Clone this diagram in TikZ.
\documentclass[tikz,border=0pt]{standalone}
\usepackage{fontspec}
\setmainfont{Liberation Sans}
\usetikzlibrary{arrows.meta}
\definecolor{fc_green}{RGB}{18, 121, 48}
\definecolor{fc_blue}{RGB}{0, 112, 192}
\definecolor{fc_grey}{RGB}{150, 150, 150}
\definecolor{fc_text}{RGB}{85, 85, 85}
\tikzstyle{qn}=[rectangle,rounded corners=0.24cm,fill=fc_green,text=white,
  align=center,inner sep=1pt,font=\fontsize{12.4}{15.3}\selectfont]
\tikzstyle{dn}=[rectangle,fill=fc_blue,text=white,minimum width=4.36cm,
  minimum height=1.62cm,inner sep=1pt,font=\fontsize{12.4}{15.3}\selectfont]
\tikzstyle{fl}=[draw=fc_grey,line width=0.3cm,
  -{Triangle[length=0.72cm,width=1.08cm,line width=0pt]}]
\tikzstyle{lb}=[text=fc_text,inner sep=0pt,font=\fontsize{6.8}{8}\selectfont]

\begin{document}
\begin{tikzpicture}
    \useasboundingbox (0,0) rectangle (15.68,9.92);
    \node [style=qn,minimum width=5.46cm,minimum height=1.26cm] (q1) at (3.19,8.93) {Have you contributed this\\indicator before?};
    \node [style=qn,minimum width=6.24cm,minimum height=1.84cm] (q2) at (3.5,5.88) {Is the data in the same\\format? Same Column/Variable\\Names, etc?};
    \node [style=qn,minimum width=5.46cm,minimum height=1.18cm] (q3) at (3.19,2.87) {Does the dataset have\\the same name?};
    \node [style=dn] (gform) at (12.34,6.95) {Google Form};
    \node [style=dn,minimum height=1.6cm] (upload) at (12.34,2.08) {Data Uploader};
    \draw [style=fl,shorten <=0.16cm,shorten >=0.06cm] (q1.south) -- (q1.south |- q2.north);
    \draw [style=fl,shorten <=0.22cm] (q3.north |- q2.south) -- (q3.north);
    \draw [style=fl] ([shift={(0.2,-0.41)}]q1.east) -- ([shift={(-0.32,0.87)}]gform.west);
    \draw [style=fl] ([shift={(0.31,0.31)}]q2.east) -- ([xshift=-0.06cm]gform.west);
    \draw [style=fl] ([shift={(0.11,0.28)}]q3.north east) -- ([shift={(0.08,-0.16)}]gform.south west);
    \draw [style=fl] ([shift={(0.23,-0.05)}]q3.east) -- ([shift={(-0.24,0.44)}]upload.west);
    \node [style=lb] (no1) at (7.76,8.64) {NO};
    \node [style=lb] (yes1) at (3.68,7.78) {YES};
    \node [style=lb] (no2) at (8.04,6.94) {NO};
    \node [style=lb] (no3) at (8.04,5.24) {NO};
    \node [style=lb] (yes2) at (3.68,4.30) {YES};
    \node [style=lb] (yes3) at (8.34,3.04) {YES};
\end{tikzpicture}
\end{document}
---
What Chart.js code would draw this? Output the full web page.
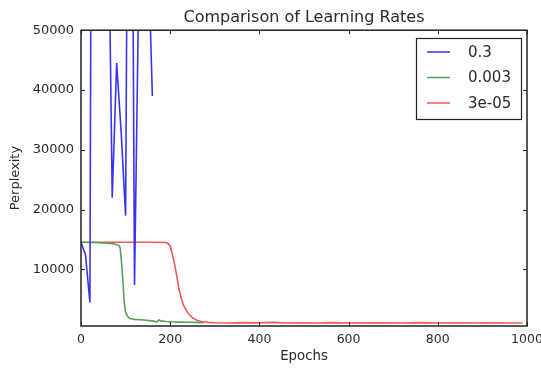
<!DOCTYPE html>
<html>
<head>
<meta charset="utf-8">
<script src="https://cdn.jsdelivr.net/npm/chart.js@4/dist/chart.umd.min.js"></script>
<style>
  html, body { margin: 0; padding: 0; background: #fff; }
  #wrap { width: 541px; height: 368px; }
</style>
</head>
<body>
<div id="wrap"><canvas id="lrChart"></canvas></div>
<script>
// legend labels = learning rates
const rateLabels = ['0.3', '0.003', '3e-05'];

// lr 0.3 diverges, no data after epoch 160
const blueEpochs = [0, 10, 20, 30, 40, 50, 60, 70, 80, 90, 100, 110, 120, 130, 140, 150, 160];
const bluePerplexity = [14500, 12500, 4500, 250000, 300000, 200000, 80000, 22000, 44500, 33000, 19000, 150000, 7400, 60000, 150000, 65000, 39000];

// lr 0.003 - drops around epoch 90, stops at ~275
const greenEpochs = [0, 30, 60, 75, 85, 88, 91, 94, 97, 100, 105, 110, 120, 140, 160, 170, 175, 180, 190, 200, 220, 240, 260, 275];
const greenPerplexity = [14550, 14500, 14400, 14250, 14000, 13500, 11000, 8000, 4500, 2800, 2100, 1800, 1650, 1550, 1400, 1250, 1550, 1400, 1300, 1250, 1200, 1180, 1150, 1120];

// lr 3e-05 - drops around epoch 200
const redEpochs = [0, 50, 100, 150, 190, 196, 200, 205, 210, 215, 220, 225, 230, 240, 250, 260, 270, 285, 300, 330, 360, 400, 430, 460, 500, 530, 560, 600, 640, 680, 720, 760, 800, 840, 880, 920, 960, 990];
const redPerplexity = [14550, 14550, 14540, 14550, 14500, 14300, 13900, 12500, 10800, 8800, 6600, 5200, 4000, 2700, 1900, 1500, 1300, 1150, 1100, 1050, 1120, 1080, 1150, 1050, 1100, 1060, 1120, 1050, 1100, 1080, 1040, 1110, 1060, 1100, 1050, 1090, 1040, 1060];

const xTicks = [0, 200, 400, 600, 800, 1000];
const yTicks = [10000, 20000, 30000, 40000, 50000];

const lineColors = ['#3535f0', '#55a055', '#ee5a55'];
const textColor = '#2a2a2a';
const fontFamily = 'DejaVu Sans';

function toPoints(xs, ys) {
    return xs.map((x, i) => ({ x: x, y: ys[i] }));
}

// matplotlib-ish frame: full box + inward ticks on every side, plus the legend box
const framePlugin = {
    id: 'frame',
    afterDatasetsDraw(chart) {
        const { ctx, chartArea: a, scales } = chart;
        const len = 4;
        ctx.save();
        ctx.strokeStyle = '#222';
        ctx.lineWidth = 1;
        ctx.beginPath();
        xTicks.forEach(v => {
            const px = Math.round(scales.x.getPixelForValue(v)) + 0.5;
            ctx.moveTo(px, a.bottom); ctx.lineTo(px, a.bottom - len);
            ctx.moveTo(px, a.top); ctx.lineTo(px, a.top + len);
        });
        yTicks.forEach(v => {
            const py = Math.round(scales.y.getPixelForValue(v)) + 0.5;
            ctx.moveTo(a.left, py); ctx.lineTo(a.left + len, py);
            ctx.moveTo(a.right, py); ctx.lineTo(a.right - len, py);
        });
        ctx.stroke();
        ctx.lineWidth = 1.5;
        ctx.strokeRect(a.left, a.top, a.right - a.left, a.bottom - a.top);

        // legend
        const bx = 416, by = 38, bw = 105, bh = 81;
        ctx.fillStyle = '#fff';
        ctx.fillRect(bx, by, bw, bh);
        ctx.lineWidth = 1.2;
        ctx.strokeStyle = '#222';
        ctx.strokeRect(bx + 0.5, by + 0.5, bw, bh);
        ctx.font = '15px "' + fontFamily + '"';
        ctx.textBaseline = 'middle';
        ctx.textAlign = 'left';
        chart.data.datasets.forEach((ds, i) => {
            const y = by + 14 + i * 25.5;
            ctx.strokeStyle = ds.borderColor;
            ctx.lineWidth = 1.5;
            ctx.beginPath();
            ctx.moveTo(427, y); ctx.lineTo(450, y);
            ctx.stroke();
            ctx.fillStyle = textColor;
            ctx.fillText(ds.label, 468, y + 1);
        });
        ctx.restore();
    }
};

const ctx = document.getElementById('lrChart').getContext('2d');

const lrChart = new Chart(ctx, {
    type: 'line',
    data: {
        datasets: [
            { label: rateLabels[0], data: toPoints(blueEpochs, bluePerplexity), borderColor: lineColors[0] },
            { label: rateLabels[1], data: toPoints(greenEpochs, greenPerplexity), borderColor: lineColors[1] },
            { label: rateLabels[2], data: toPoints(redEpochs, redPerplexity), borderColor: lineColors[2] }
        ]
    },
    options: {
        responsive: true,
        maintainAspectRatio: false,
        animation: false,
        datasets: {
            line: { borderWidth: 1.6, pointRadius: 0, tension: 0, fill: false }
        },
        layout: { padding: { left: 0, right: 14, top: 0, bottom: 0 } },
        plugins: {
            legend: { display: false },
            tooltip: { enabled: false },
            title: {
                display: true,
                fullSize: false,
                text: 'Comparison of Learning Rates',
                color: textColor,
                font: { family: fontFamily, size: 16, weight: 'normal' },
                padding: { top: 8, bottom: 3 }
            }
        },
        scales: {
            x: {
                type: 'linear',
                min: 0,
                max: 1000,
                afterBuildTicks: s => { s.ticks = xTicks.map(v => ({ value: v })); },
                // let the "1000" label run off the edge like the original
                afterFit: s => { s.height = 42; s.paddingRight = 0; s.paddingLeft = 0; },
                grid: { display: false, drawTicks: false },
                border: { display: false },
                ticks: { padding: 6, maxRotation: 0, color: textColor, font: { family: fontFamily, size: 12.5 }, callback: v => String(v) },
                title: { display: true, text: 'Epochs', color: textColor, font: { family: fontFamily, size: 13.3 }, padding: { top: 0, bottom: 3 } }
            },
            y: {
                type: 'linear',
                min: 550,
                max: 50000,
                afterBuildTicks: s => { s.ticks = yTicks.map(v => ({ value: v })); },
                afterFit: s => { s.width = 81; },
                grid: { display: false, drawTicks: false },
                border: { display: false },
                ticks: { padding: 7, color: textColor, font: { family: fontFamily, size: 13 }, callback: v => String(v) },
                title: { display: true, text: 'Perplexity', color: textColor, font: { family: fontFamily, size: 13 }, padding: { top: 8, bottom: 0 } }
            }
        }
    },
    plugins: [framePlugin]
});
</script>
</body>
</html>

Your task: Skip all pictures. Retype exactly the span whose first line is the one with "What Chart.js code" and whose last line is the one with "const fontFamily = 'DejaVu Sans';".

Exercise output:
What Chart.js code would draw this? Output the full web page.
<!DOCTYPE html>
<html>
<head>
<meta charset="utf-8">
<script src="https://cdn.jsdelivr.net/npm/chart.js@4/dist/chart.umd.min.js"></script>
<style>
  html, body { margin: 0; padding: 0; background: #fff; }
  #wrap { width: 541px; height: 368px; }
</style>
</head>
<body>
<div id="wrap"><canvas id="lrChart"></canvas></div>
<script>
// legend labels = learning rates
const rateLabels = ['0.3', '0.003', '3e-05'];

// lr 0.3 diverges, no data after epoch 160
const blueEpochs = [0, 10, 20, 30, 40, 50, 60, 70, 80, 90, 100, 110, 120, 130, 140, 150, 160];
const bluePerplexity = [14500, 12500, 4500, 250000, 300000, 200000, 80000, 22000, 44500, 33000, 19000, 150000, 7400, 60000, 150000, 65000, 39000];

// lr 0.003 - drops around epoch 90, stops at ~275
const greenEpochs = [0, 30, 60, 75, 85, 88, 91, 94, 97, 100, 105, 110, 120, 140, 160, 170, 175, 180, 190, 200, 220, 240, 260, 275];
const greenPerplexity = [14550, 14500, 14400, 14250, 14000, 13500, 11000, 8000, 4500, 2800, 2100, 1800, 1650, 1550, 1400, 1250, 1550, 1400, 1300, 1250, 1200, 1180, 1150, 1120];

// lr 3e-05 - drops around epoch 200
const redEpochs = [0, 50, 100, 150, 190, 196, 200, 205, 210, 215, 220, 225, 230, 240, 250, 260, 270, 285, 300, 330, 360, 400, 430, 460, 500, 530, 560, 600, 640, 680, 720, 760, 800, 840, 880, 920, 960, 990];
const redPerplexity = [14550, 14550, 14540, 14550, 14500, 14300, 13900, 12500, 10800, 8800, 6600, 5200, 4000, 2700, 1900, 1500, 1300, 1150, 1100, 1050, 1120, 1080, 1150, 1050, 1100, 1060, 1120, 1050, 1100, 1080, 1040, 1110, 1060, 1100, 1050, 1090, 1040, 1060];

const xTicks = [0, 200, 400, 600, 800, 1000];
const yTicks = [10000, 20000, 30000, 40000, 50000];

const lineColors = ['#3535f0', '#55a055', '#ee5a55'];
const textColor = '#2a2a2a';
const fontFamily = 'DejaVu Sans';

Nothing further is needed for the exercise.